_Given information_.
◆ ◆ ◆ ◆ ◆ ◆ ◆

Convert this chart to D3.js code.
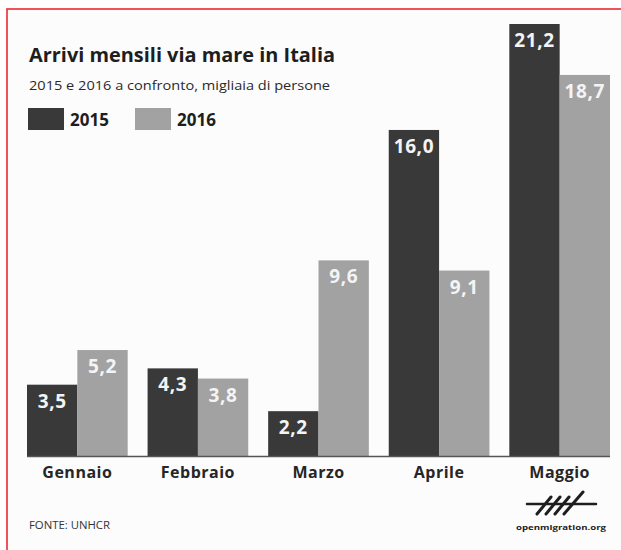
<!DOCTYPE html>
<html>
<head>
<meta charset="utf-8">
<script src="https://cdn.jsdelivr.net/npm/d3@7"></script>
<style>
  body { margin: 0; background: #fff; }
  svg text { font-family: "Open Sans", "DejaVu Sans", sans-serif; }
</style>
</head>
<body>
<svg class="chart" width="621" height="550"></svg>
<script>
// data (migliaia di persone)
var months = ["Gennaio", "Febbraio", "Marzo", "Aprile", "Maggio"];
var years = ["2015", "2016"];
var values2015 = [3.5, 4.3, 2.2, 16.0, 21.2];
var values2016 = [5.2, 3.8, 9.6, 9.1, 18.7];

var colors = {"2015": "#393939", "2016": "#a2a2a2"};

var svg = d3.select(".chart"),
    width = +svg.attr("width"),
    height = +svg.attr("height");

// frame (right and bottom edges fall outside the picture)
svg.append("rect")
    .attr("x", 7).attr("y", 9)
    .attr("width", 620).attr("height", 550)
    .style("fill", "#fcfcfc")
    .style("stroke", "#ec2a2f")
    .style("stroke-width", 1.6);

var x = d3.scaleBand()
    .domain(months)
    .range([27, 610])
    .paddingInner(0.165);

var x1 = d3.scaleBand()
    .domain(years)
    .range([0, x.bandwidth()]);

var y = d3.scaleLinear()
    .domain([0, 21.2])
    .range([456, 24]);

var rows = months.map(function(m, i) {
  return {month: m, values: [
    {year: "2015", value: values2015[i]},
    {year: "2016", value: values2016[i]}
  ]};
});

var fmt = function(v) { return d3.format(".1f")(v).replace(".", ","); };

var group = svg.append("g").selectAll("g")
    .data(rows)
    .enter().append("g")
    .attr("transform", function(d) { return "translate(" + x(d.month) + ",0)"; });

group.selectAll("rect")
    .data(function(d) { return d.values; })
    .enter().append("rect")
    .attr("x", function(d) { return x1(d.year); })
    .attr("y", function(d) { return y(d.value); })
    .attr("width", x1.bandwidth())
    .attr("height", function(d) { return y(0) - y(d.value); })
    .style("fill", function(d) { return colors[d.year]; });

group.selectAll("text")
    .data(function(d) { return d.values; })
    .enter().append("text")
    .attr("x", function(d) { return x1(d.year) + x1.bandwidth() / 2; })
    .attr("y", function(d) { return y(d.value) + 23; })
    .attr("text-anchor", "middle")
    .style("font-size", "19px")
    .style("font-weight", "700")
    .style("letter-spacing", "0.6px")
    .style("fill", "#f4f4f4")
    .text(function(d) { return fmt(d.value); });

// baseline
svg.append("line")
    .attr("x1", 27).attr("x2", 610)
    .attr("y1", y(0) + 0.5).attr("y2", y(0) + 0.5)
    .style("stroke", "#555")
    .style("stroke-width", 1.5);

// month labels
var xAxis = svg.append("g")
    .attr("transform", "translate(0," + y(0) + ")")
    .call(d3.axisBottom(x).tickSize(0).tickPadding(0));
xAxis.select(".domain").remove();
xAxis.selectAll("text")
    .attr("y", 22)
    .attr("dy", 0)
    .style("font-family", "\"Open Sans\", sans-serif")
    .style("font-size", "16px")
    .style("font-weight", "700")
    .style("letter-spacing", "0.5px")
    .style("fill", "#262626");

// title + subtitle
svg.append("text")
    .attr("x", 29).attr("y", 62)
    .attr("textLength", 306).attr("lengthAdjust", "spacingAndGlyphs")
    .style("font-size", "19px").style("font-weight", "700")
    .style("fill", "#1e1e1e")
    .text("Arrivi mensili via mare in Italia");

svg.append("text")
    .attr("x", 29).attr("y", 90)
    .attr("textLength", 301).attr("lengthAdjust", "spacingAndGlyphs")
    .style("font-size", "13px")
    .style("fill", "#2a2a2a")
    .text("2015 e 2016 a confronto, migliaia di persone");

// legend
var legendX = [28, 135];
var legend = svg.append("g").selectAll("g")
    .data(years)
    .enter().append("g")
    .attr("transform", function(d, i) { return "translate(" + legendX[i] + ",108)"; });

legend.append("rect")
    .attr("width", 36).attr("height", 22)
    .style("fill", function(d) { return colors[d]; });

legend.append("text")
    .attr("x", 42).attr("y", 18)
    .style("font-size", "17px").style("font-weight", "700")
    .style("fill", "#1e1e1e")
    .text(function(d) { return d; });

// source
svg.append("text")
    .attr("x", 29).attr("y", 529)
    .attr("textLength", 81).attr("lengthAdjust", "spacingAndGlyphs")
    .style("font-size", "11px")
    .style("fill", "#333")
    .text("FONTE: UNHCR");

// openmigration logo
var logo = svg.append("g").style("stroke", "#1e1e1e").style("fill", "none")
    .style("stroke-linecap", "round");
logo.append("line")
    .attr("x1", 527).attr("x2", 596)
    .attr("y1", 504).attr("y2", 504)
    .style("stroke-width", 2.5);
[537, 546, 555, 564].forEach(function(bx, i) {
  var last = i == 3;
  logo.append("line")
      .attr("x1", bx).attr("y1", 514)
      .attr("x2", bx + (last ? 19 : 14)).attr("y2", last ? 492 : 497)
      .style("stroke-width", 3);
});
svg.append("text")
    .attr("x", 561).attr("y", 530)
    .attr("text-anchor", "middle")
    .attr("textLength", 90).attr("lengthAdjust", "spacingAndGlyphs")
    .style("font-size", "7.5px").style("font-weight", "700")
    .style("fill", "#222")
    .text("openmigration.org");
</script>
</body>
</html>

◆ ◆ ◆ ◆ ◆ ◆ ◆

_Exercise description_.
Quote the data above in full, leaving out the pictures it holds.

_Response below_.
Convert this chart to D3.js code.
<!DOCTYPE html>
<html>
<head>
<meta charset="utf-8">
<script src="https://cdn.jsdelivr.net/npm/d3@7"></script>
<style>
  body { margin: 0; background: #fff; }
  svg text { font-family: "Open Sans", "DejaVu Sans", sans-serif; }
</style>
</head>
<body>
<svg class="chart" width="621" height="550"></svg>
<script>
// data (migliaia di persone)
var months = ["Gennaio", "Febbraio", "Marzo", "Aprile", "Maggio"];
var years = ["2015", "2016"];
var values2015 = [3.5, 4.3, 2.2, 16.0, 21.2];
var values2016 = [5.2, 3.8, 9.6, 9.1, 18.7];

var colors = {"2015": "#393939", "2016": "#a2a2a2"};

var svg = d3.select(".chart"),
    width = +svg.attr("width"),
    height = +svg.attr("height");

// frame (right and bottom edges fall outside the picture)
svg.append("rect")
    .attr("x", 7).attr("y", 9)
    .attr("width", 620).attr("height", 550)
    .style("fill", "#fcfcfc")
    .style("stroke", "#ec2a2f")
    .style("stroke-width", 1.6);

var x = d3.scaleBand()
    .domain(months)
    .range([27, 610])
    .paddingInner(0.165);

var x1 = d3.scaleBand()
    .domain(years)
    .range([0, x.bandwidth()]);

var y = d3.scaleLinear()
    .domain([0, 21.2])
    .range([456, 24]);

var rows = months.map(function(m, i) {
  return {month: m, values: [
    {year: "2015", value: values2015[i]},
    {year: "2016", value: values2016[i]}
  ]};
});

var fmt = function(v) { return d3.format(".1f")(v).replace(".", ","); };

var group = svg.append("g").selectAll("g")
    .data(rows)
    .enter().append("g")
    .attr("transform", function(d) { return "translate(" + x(d.month) + ",0)"; });

group.selectAll("rect")
    .data(function(d) { return d.values; })
    .enter().append("rect")
    .attr("x", function(d) { return x1(d.year); })
    .attr("y", function(d) { return y(d.value); })
    .attr("width", x1.bandwidth())
    .attr("height", function(d) { return y(0) - y(d.value); })
    .style("fill", function(d) { return colors[d.year]; });

group.selectAll("text")
    .data(function(d) { return d.values; })
    .enter().append("text")
    .attr("x", function(d) { return x1(d.year) + x1.bandwidth() / 2; })
    .attr("y", function(d) { return y(d.value) + 23; })
    .attr("text-anchor", "middle")
    .style("font-size", "19px")
    .style("font-weight", "700")
    .style("letter-spacing", "0.6px")
    .style("fill", "#f4f4f4")
    .text(function(d) { return fmt(d.value); });

// baseline
svg.append("line")
    .attr("x1", 27).attr("x2", 610)
    .attr("y1", y(0) + 0.5).attr("y2", y(0) + 0.5)
    .style("stroke", "#555")
    .style("stroke-width", 1.5);

// month labels
var xAxis = svg.append("g")
    .attr("transform", "translate(0," + y(0) + ")")
    .call(d3.axisBottom(x).tickSize(0).tickPadding(0));
xAxis.select(".domain").remove();
xAxis.selectAll("text")
    .attr("y", 22)
    .attr("dy", 0)
    .style("font-family", "\"Open Sans\", sans-serif")
    .style("font-size", "16px")
    .style("font-weight", "700")
    .style("letter-spacing", "0.5px")
    .style("fill", "#262626");

// title + subtitle
svg.append("text")
    .attr("x", 29).attr("y", 62)
    .attr("textLength", 306).attr("lengthAdjust", "spacingAndGlyphs")
    .style("font-size", "19px").style("font-weight", "700")
    .style("fill", "#1e1e1e")
    .text("Arrivi mensili via mare in Italia");

svg.append("text")
    .attr("x", 29).attr("y", 90)
    .attr("textLength", 301).attr("lengthAdjust", "spacingAndGlyphs")
    .style("font-size", "13px")
    .style("fill", "#2a2a2a")
    .text("2015 e 2016 a confronto, migliaia di persone");

// legend
var legendX = [28, 135];
var legend = svg.append("g").selectAll("g")
    .data(years)
    .enter().append("g")
    .attr("transform", function(d, i) { return "translate(" + legendX[i] + ",108)"; });

legend.append("rect")
    .attr("width", 36).attr("height", 22)
    .style("fill", function(d) { return colors[d]; });

legend.append("text")
    .attr("x", 42).attr("y", 18)
    .style("font-size", "17px").style("font-weight", "700")
    .style("fill", "#1e1e1e")
    .text(function(d) { return d; });

// source
svg.append("text")
    .attr("x", 29).attr("y", 529)
    .attr("textLength", 81).attr("lengthAdjust", "spacingAndGlyphs")
    .style("font-size", "11px")
    .style("fill", "#333")
    .text("FONTE: UNHCR");

// openmigration logo
var logo = svg.append("g").style("stroke", "#1e1e1e").style("fill", "none")
    .style("stroke-linecap", "round");
logo.append("line")
    .attr("x1", 527).attr("x2", 596)
    .attr("y1", 504).attr("y2", 504)
    .style("stroke-width", 2.5);
[537, 546, 555, 564].forEach(function(bx, i) {
  var last = i == 3;
  logo.append("line")
      .attr("x1", bx).attr("y1", 514)
      .attr("x2", bx + (last ? 19 : 14)).attr("y2", last ? 492 : 497)
      .style("stroke-width", 3);
});
svg.append("text")
    .attr("x", 561).attr("y", 530)
    .attr("text-anchor", "middle")
    .attr("textLength", 90).attr("lengthAdjust", "spacingAndGlyphs")
    .style("font-size", "7.5px").style("font-weight", "700")
    .style("fill", "#222")
    .text("openmigration.org");
</script>
</body>
</html>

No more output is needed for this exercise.